## PROVIDED MATERIAL
-- -- --

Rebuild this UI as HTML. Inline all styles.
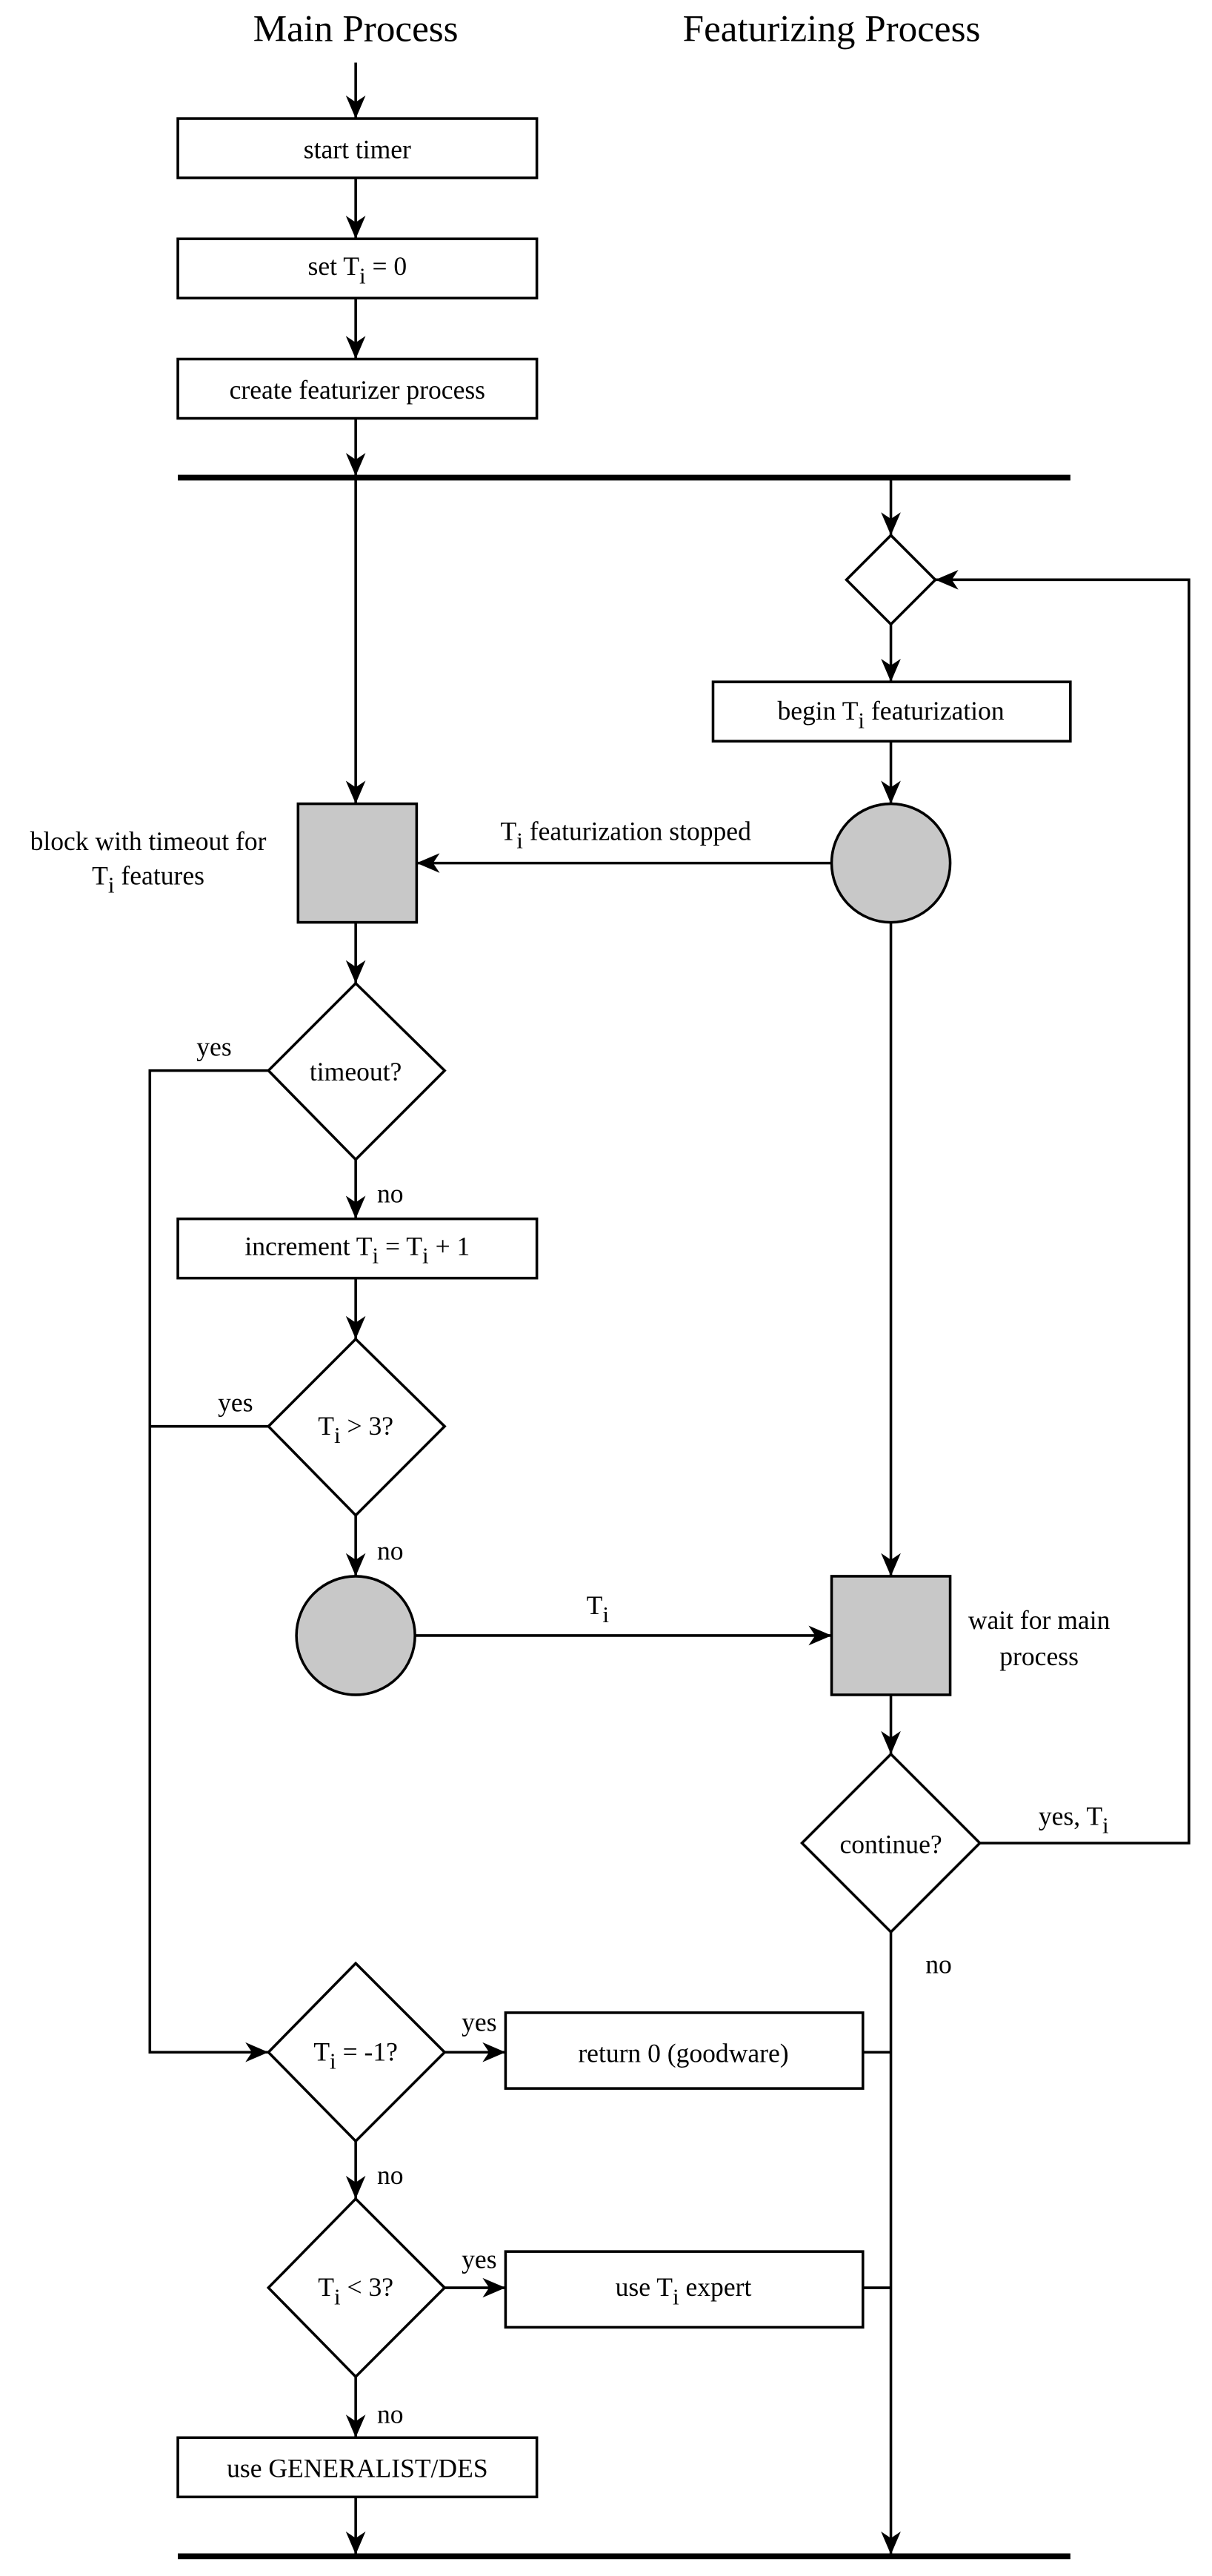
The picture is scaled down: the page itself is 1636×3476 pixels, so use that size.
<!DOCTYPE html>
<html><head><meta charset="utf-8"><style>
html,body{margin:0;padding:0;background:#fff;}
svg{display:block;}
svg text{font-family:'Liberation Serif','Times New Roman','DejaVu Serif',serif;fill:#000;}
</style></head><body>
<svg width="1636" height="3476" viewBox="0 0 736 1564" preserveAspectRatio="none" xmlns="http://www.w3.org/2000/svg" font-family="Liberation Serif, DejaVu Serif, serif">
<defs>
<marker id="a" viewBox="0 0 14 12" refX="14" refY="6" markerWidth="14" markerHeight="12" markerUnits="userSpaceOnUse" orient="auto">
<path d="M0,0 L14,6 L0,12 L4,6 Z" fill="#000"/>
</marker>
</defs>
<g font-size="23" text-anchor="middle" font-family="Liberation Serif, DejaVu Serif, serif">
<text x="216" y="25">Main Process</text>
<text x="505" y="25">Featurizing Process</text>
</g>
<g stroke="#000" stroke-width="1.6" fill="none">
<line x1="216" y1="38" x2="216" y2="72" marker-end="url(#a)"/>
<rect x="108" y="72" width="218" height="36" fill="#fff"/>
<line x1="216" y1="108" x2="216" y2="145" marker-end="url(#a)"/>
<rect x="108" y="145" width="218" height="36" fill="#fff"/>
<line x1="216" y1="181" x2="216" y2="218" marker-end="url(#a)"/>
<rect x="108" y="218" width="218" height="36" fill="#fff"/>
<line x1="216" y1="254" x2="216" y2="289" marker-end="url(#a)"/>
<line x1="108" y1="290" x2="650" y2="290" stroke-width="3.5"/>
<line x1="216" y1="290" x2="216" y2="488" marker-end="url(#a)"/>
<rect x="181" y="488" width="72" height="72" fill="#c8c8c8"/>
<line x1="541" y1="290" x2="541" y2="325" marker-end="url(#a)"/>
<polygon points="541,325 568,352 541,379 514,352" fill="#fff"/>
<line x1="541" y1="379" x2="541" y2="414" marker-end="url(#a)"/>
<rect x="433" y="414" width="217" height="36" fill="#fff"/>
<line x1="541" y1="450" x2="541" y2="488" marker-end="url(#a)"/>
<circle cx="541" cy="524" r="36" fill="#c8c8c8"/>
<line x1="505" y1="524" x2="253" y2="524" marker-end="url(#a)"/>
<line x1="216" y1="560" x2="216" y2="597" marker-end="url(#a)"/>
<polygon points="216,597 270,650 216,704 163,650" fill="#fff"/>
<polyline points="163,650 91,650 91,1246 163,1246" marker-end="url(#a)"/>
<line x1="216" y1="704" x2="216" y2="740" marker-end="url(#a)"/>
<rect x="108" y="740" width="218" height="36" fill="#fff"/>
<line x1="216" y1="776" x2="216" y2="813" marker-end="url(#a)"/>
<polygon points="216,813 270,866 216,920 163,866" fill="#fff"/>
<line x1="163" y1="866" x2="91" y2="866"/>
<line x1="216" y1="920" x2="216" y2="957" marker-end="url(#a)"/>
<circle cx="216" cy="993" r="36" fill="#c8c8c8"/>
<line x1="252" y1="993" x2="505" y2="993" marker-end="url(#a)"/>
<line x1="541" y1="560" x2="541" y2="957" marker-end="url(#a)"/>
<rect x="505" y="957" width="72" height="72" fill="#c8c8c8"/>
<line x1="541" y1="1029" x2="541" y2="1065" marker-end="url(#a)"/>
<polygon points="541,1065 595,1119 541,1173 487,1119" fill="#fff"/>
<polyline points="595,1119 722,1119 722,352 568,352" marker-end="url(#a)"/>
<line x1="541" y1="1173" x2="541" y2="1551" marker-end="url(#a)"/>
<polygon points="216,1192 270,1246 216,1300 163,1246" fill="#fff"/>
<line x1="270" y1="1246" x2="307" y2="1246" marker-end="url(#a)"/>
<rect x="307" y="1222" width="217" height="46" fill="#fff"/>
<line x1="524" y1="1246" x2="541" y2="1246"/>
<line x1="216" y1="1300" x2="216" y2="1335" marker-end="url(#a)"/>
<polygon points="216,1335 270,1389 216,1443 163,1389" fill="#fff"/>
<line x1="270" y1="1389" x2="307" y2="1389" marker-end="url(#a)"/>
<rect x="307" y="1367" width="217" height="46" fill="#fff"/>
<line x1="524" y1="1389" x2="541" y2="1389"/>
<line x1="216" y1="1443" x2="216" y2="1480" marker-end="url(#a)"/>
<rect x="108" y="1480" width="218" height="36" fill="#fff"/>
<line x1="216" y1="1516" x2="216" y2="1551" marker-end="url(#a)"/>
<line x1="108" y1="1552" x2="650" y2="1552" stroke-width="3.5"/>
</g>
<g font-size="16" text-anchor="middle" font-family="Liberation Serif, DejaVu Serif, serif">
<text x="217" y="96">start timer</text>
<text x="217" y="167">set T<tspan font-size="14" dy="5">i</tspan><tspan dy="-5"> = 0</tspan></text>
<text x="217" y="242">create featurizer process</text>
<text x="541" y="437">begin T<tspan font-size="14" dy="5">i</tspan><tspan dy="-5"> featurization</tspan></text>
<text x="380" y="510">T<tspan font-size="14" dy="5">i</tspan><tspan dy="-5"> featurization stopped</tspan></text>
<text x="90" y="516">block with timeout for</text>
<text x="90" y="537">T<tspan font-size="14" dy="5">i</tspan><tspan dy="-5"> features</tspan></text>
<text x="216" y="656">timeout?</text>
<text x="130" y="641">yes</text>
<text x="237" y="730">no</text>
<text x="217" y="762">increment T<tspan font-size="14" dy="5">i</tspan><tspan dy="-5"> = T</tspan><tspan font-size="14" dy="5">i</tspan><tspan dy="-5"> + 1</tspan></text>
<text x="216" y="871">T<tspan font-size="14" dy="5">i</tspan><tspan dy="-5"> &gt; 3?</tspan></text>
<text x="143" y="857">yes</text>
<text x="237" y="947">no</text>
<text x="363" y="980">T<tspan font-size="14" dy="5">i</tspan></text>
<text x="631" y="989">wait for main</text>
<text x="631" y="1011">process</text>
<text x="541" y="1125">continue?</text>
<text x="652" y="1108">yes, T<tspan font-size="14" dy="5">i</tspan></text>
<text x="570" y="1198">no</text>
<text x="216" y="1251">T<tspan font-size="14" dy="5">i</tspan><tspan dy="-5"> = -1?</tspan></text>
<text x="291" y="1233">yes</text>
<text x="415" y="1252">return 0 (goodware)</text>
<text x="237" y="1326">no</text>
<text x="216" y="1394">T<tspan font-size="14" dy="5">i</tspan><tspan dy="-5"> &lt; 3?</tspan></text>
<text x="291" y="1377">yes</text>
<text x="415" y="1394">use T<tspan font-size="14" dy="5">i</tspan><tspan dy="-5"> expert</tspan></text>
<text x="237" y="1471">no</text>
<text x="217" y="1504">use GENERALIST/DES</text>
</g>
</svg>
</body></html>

-- -- --

## WORK INSTRUCTIONS
Quote the full listing above word for word; exclude every picture from the copy.

## REPLY TO THE TASK
Rebuild this UI as HTML. Inline all styles.
The picture is scaled down: the page itself is 1636×3476 pixels, so use that size.
<!DOCTYPE html>
<html><head><meta charset="utf-8"><style>
html,body{margin:0;padding:0;background:#fff;}
svg{display:block;}
svg text{font-family:'Liberation Serif','Times New Roman','DejaVu Serif',serif;fill:#000;}
</style></head><body>
<svg width="1636" height="3476" viewBox="0 0 736 1564" preserveAspectRatio="none" xmlns="http://www.w3.org/2000/svg" font-family="Liberation Serif, DejaVu Serif, serif">
<defs>
<marker id="a" viewBox="0 0 14 12" refX="14" refY="6" markerWidth="14" markerHeight="12" markerUnits="userSpaceOnUse" orient="auto">
<path d="M0,0 L14,6 L0,12 L4,6 Z" fill="#000"/>
</marker>
</defs>
<g font-size="23" text-anchor="middle" font-family="Liberation Serif, DejaVu Serif, serif">
<text x="216" y="25">Main Process</text>
<text x="505" y="25">Featurizing Process</text>
</g>
<g stroke="#000" stroke-width="1.6" fill="none">
<line x1="216" y1="38" x2="216" y2="72" marker-end="url(#a)"/>
<rect x="108" y="72" width="218" height="36" fill="#fff"/>
<line x1="216" y1="108" x2="216" y2="145" marker-end="url(#a)"/>
<rect x="108" y="145" width="218" height="36" fill="#fff"/>
<line x1="216" y1="181" x2="216" y2="218" marker-end="url(#a)"/>
<rect x="108" y="218" width="218" height="36" fill="#fff"/>
<line x1="216" y1="254" x2="216" y2="289" marker-end="url(#a)"/>
<line x1="108" y1="290" x2="650" y2="290" stroke-width="3.5"/>
<line x1="216" y1="290" x2="216" y2="488" marker-end="url(#a)"/>
<rect x="181" y="488" width="72" height="72" fill="#c8c8c8"/>
<line x1="541" y1="290" x2="541" y2="325" marker-end="url(#a)"/>
<polygon points="541,325 568,352 541,379 514,352" fill="#fff"/>
<line x1="541" y1="379" x2="541" y2="414" marker-end="url(#a)"/>
<rect x="433" y="414" width="217" height="36" fill="#fff"/>
<line x1="541" y1="450" x2="541" y2="488" marker-end="url(#a)"/>
<circle cx="541" cy="524" r="36" fill="#c8c8c8"/>
<line x1="505" y1="524" x2="253" y2="524" marker-end="url(#a)"/>
<line x1="216" y1="560" x2="216" y2="597" marker-end="url(#a)"/>
<polygon points="216,597 270,650 216,704 163,650" fill="#fff"/>
<polyline points="163,650 91,650 91,1246 163,1246" marker-end="url(#a)"/>
<line x1="216" y1="704" x2="216" y2="740" marker-end="url(#a)"/>
<rect x="108" y="740" width="218" height="36" fill="#fff"/>
<line x1="216" y1="776" x2="216" y2="813" marker-end="url(#a)"/>
<polygon points="216,813 270,866 216,920 163,866" fill="#fff"/>
<line x1="163" y1="866" x2="91" y2="866"/>
<line x1="216" y1="920" x2="216" y2="957" marker-end="url(#a)"/>
<circle cx="216" cy="993" r="36" fill="#c8c8c8"/>
<line x1="252" y1="993" x2="505" y2="993" marker-end="url(#a)"/>
<line x1="541" y1="560" x2="541" y2="957" marker-end="url(#a)"/>
<rect x="505" y="957" width="72" height="72" fill="#c8c8c8"/>
<line x1="541" y1="1029" x2="541" y2="1065" marker-end="url(#a)"/>
<polygon points="541,1065 595,1119 541,1173 487,1119" fill="#fff"/>
<polyline points="595,1119 722,1119 722,352 568,352" marker-end="url(#a)"/>
<line x1="541" y1="1173" x2="541" y2="1551" marker-end="url(#a)"/>
<polygon points="216,1192 270,1246 216,1300 163,1246" fill="#fff"/>
<line x1="270" y1="1246" x2="307" y2="1246" marker-end="url(#a)"/>
<rect x="307" y="1222" width="217" height="46" fill="#fff"/>
<line x1="524" y1="1246" x2="541" y2="1246"/>
<line x1="216" y1="1300" x2="216" y2="1335" marker-end="url(#a)"/>
<polygon points="216,1335 270,1389 216,1443 163,1389" fill="#fff"/>
<line x1="270" y1="1389" x2="307" y2="1389" marker-end="url(#a)"/>
<rect x="307" y="1367" width="217" height="46" fill="#fff"/>
<line x1="524" y1="1389" x2="541" y2="1389"/>
<line x1="216" y1="1443" x2="216" y2="1480" marker-end="url(#a)"/>
<rect x="108" y="1480" width="218" height="36" fill="#fff"/>
<line x1="216" y1="1516" x2="216" y2="1551" marker-end="url(#a)"/>
<line x1="108" y1="1552" x2="650" y2="1552" stroke-width="3.5"/>
</g>
<g font-size="16" text-anchor="middle" font-family="Liberation Serif, DejaVu Serif, serif">
<text x="217" y="96">start timer</text>
<text x="217" y="167">set T<tspan font-size="14" dy="5">i</tspan><tspan dy="-5"> = 0</tspan></text>
<text x="217" y="242">create featurizer process</text>
<text x="541" y="437">begin T<tspan font-size="14" dy="5">i</tspan><tspan dy="-5"> featurization</tspan></text>
<text x="380" y="510">T<tspan font-size="14" dy="5">i</tspan><tspan dy="-5"> featurization stopped</tspan></text>
<text x="90" y="516">block with timeout for</text>
<text x="90" y="537">T<tspan font-size="14" dy="5">i</tspan><tspan dy="-5"> features</tspan></text>
<text x="216" y="656">timeout?</text>
<text x="130" y="641">yes</text>
<text x="237" y="730">no</text>
<text x="217" y="762">increment T<tspan font-size="14" dy="5">i</tspan><tspan dy="-5"> = T</tspan><tspan font-size="14" dy="5">i</tspan><tspan dy="-5"> + 1</tspan></text>
<text x="216" y="871">T<tspan font-size="14" dy="5">i</tspan><tspan dy="-5"> &gt; 3?</tspan></text>
<text x="143" y="857">yes</text>
<text x="237" y="947">no</text>
<text x="363" y="980">T<tspan font-size="14" dy="5">i</tspan></text>
<text x="631" y="989">wait for main</text>
<text x="631" y="1011">process</text>
<text x="541" y="1125">continue?</text>
<text x="652" y="1108">yes, T<tspan font-size="14" dy="5">i</tspan></text>
<text x="570" y="1198">no</text>
<text x="216" y="1251">T<tspan font-size="14" dy="5">i</tspan><tspan dy="-5"> = -1?</tspan></text>
<text x="291" y="1233">yes</text>
<text x="415" y="1252">return 0 (goodware)</text>
<text x="237" y="1326">no</text>
<text x="216" y="1394">T<tspan font-size="14" dy="5">i</tspan><tspan dy="-5"> &lt; 3?</tspan></text>
<text x="291" y="1377">yes</text>
<text x="415" y="1394">use T<tspan font-size="14" dy="5">i</tspan><tspan dy="-5"> expert</tspan></text>
<text x="237" y="1471">no</text>
<text x="217" y="1504">use GENERALIST/DES</text>
</g>
</svg>
</body></html>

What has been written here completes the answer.